> _What this task involves_: Output the material below unchanged, apart from leaving out the pictures.

> _Data section_:
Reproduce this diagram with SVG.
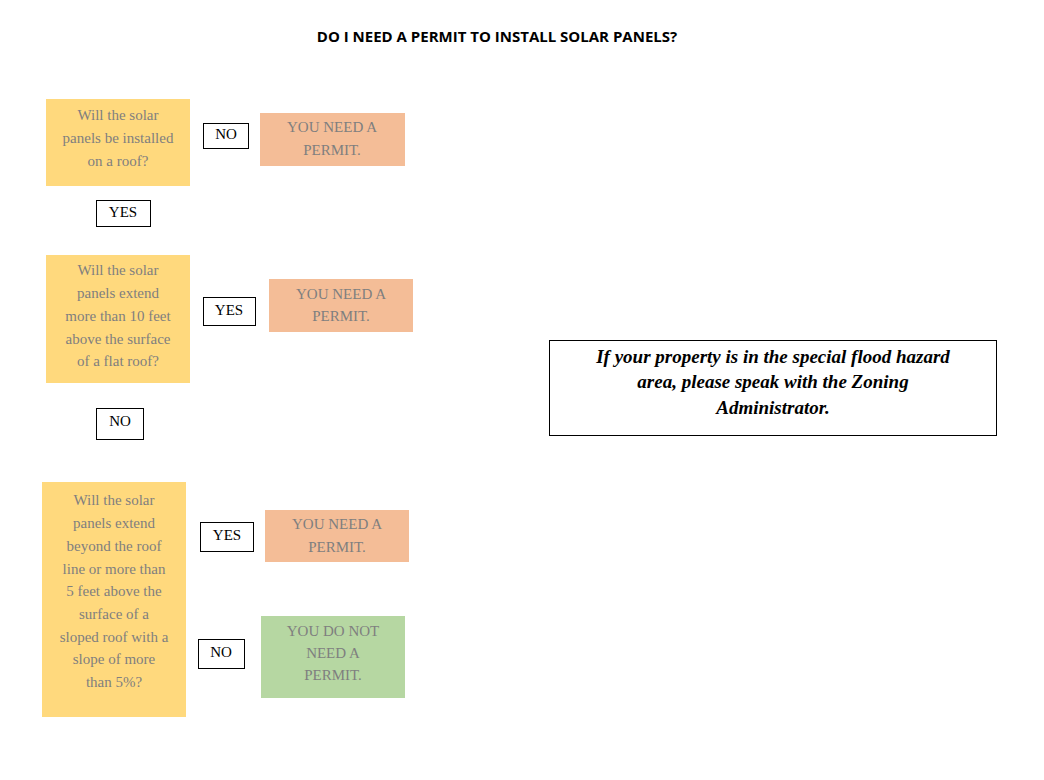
<svg xmlns="http://www.w3.org/2000/svg" width="1044" height="780" viewBox="0 0 1044 780">
<style>
.q{fill:#FFD97D}.r{fill:#F4BD97}.g{fill:#B6D7A2}
.t{font-family:"Liberation Serif",serif;font-size:15px;fill:#7F7F7F;text-anchor:middle;dominant-baseline:middle}
.b{fill:#fff;stroke:#000;stroke-width:1}
.l{font-family:"Liberation Serif",serif;font-size:15px;fill:#000;text-anchor:middle;dominant-baseline:middle}
</style>
<rect width="1044" height="780" fill="#fff"/>
<text x="497" y="38" font-family="Open Sans,Liberation Sans,sans-serif" font-weight="bold" font-size="15" text-anchor="middle" dominant-baseline="middle">DO I NEED A PERMIT TO INSTALL SOLAR PANELS?</text>
<g id="q1"><rect class="q" x="46" y="99" width="144" height="87"/><text class="t"><tspan x="118" y="117">Will the solar</tspan><tspan x="118" y="140">panels be installed</tspan><tspan x="118" y="163">on a roof?</tspan></text></g>
<g id="no1"><rect class="b" x="203.5" y="123.5" width="45" height="25"/><text class="l" x="226" y="136">NO</text></g>
<g id="r1"><rect class="r" x="260" y="113" width="145" height="53"/><text class="t"><tspan x="332" y="129">YOU NEED A</tspan><tspan x="332" y="152">PERMIT.</tspan></text></g>
<g id="yes1"><rect class="b" x="96.5" y="200.5" width="54" height="26"/><text class="l" x="123" y="214">YES</text></g>
<g id="q2"><rect class="q" x="46" y="255" width="144" height="128"/><text class="t"><tspan x="118" y="272">Will the solar</tspan><tspan x="118" y="295">panels extend</tspan><tspan x="118" y="318">more than 10 feet</tspan><tspan x="118" y="341">above the surface</tspan><tspan x="118" y="363">of a flat roof?</tspan></text></g>
<g id="yes2"><rect class="b" x="203.5" y="297.5" width="52" height="28"/><text class="l" x="229" y="312">YES</text></g>
<g id="r2"><rect class="r" x="269" y="279" width="144" height="53"/><text class="t"><tspan x="341" y="296">YOU NEED A</tspan><tspan x="341" y="318">PERMIT.</tspan></text></g>
<g id="no2"><rect class="b" x="96.5" y="408.5" width="47" height="31"/><text class="l" x="120" y="423">NO</text></g>
<g id="q3"><rect class="q" x="42" y="482" width="144" height="235"/><text class="t"><tspan x="114" y="502">Will the solar</tspan><tspan x="114" y="525">panels extend</tspan><tspan x="114" y="548">beyond the roof</tspan><tspan x="114" y="571">line or more than</tspan><tspan x="114" y="593">5 feet above the</tspan><tspan x="114" y="616">surface of a</tspan><tspan x="114" y="639">sloped roof with a</tspan><tspan x="114" y="661">slope of more</tspan><tspan x="114" y="684">than 5%?</tspan></text></g>
<g id="yes3"><rect class="b" x="200.5" y="522.5" width="53" height="29"/><text class="l" x="227" y="537">YES</text></g>
<g id="r3"><rect class="r" x="265" y="510" width="144" height="52"/><text class="t"><tspan x="337" y="526">YOU NEED A</tspan><tspan x="337" y="549">PERMIT.</tspan></text></g>
<g id="no3"><rect class="b" x="198.5" y="639.5" width="46" height="29"/><text class="l" x="221" y="654">NO</text></g>
<g id="r4"><rect class="g" x="261" y="616" width="144" height="82"/><text class="t"><tspan x="333" y="633">YOU DO NOT</tspan><tspan x="333" y="655">NEED A</tspan><tspan x="333" y="677">PERMIT.</tspan></text></g>
<g id="flood"><rect class="b" x="549.5" y="340.5" width="447" height="95"/><text font-family="Liberation Serif,serif" font-style="italic" font-weight="bold" font-size="19" text-anchor="middle" dominant-baseline="middle"><tspan x="773" y="359">If your property is in the special flood hazard</tspan><tspan x="773" y="384">area, please speak with the Zoning</tspan><tspan x="773" y="410">Administrator.</tspan></text></g>
<g id="connectors"/>
</svg>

> _Output of the task_:
Reproduce this diagram with SVG.
<svg xmlns="http://www.w3.org/2000/svg" width="1044" height="780" viewBox="0 0 1044 780">
<style>
.q{fill:#FFD97D}.r{fill:#F4BD97}.g{fill:#B6D7A2}
.t{font-family:"Liberation Serif",serif;font-size:15px;fill:#7F7F7F;text-anchor:middle;dominant-baseline:middle}
.b{fill:#fff;stroke:#000;stroke-width:1}
.l{font-family:"Liberation Serif",serif;font-size:15px;fill:#000;text-anchor:middle;dominant-baseline:middle}
</style>
<rect width="1044" height="780" fill="#fff"/>
<text x="497" y="38" font-family="Open Sans,Liberation Sans,sans-serif" font-weight="bold" font-size="15" text-anchor="middle" dominant-baseline="middle">DO I NEED A PERMIT TO INSTALL SOLAR PANELS?</text>
<g id="q1"><rect class="q" x="46" y="99" width="144" height="87"/><text class="t"><tspan x="118" y="117">Will the solar</tspan><tspan x="118" y="140">panels be installed</tspan><tspan x="118" y="163">on a roof?</tspan></text></g>
<g id="no1"><rect class="b" x="203.5" y="123.5" width="45" height="25"/><text class="l" x="226" y="136">NO</text></g>
<g id="r1"><rect class="r" x="260" y="113" width="145" height="53"/><text class="t"><tspan x="332" y="129">YOU NEED A</tspan><tspan x="332" y="152">PERMIT.</tspan></text></g>
<g id="yes1"><rect class="b" x="96.5" y="200.5" width="54" height="26"/><text class="l" x="123" y="214">YES</text></g>
<g id="q2"><rect class="q" x="46" y="255" width="144" height="128"/><text class="t"><tspan x="118" y="272">Will the solar</tspan><tspan x="118" y="295">panels extend</tspan><tspan x="118" y="318">more than 10 feet</tspan><tspan x="118" y="341">above the surface</tspan><tspan x="118" y="363">of a flat roof?</tspan></text></g>
<g id="yes2"><rect class="b" x="203.5" y="297.5" width="52" height="28"/><text class="l" x="229" y="312">YES</text></g>
<g id="r2"><rect class="r" x="269" y="279" width="144" height="53"/><text class="t"><tspan x="341" y="296">YOU NEED A</tspan><tspan x="341" y="318">PERMIT.</tspan></text></g>
<g id="no2"><rect class="b" x="96.5" y="408.5" width="47" height="31"/><text class="l" x="120" y="423">NO</text></g>
<g id="q3"><rect class="q" x="42" y="482" width="144" height="235"/><text class="t"><tspan x="114" y="502">Will the solar</tspan><tspan x="114" y="525">panels extend</tspan><tspan x="114" y="548">beyond the roof</tspan><tspan x="114" y="571">line or more than</tspan><tspan x="114" y="593">5 feet above the</tspan><tspan x="114" y="616">surface of a</tspan><tspan x="114" y="639">sloped roof with a</tspan><tspan x="114" y="661">slope of more</tspan><tspan x="114" y="684">than 5%?</tspan></text></g>
<g id="yes3"><rect class="b" x="200.5" y="522.5" width="53" height="29"/><text class="l" x="227" y="537">YES</text></g>
<g id="r3"><rect class="r" x="265" y="510" width="144" height="52"/><text class="t"><tspan x="337" y="526">YOU NEED A</tspan><tspan x="337" y="549">PERMIT.</tspan></text></g>
<g id="no3"><rect class="b" x="198.5" y="639.5" width="46" height="29"/><text class="l" x="221" y="654">NO</text></g>
<g id="r4"><rect class="g" x="261" y="616" width="144" height="82"/><text class="t"><tspan x="333" y="633">YOU DO NOT</tspan><tspan x="333" y="655">NEED A</tspan><tspan x="333" y="677">PERMIT.</tspan></text></g>
<g id="flood"><rect class="b" x="549.5" y="340.5" width="447" height="95"/><text font-family="Liberation Serif,serif" font-style="italic" font-weight="bold" font-size="19" text-anchor="middle" dominant-baseline="middle"><tspan x="773" y="359">If your property is in the special flood hazard</tspan><tspan x="773" y="384">area, please speak with the Zoning</tspan><tspan x="773" y="410">Administrator.</tspan></text></g>
<g id="connectors"/>
</svg>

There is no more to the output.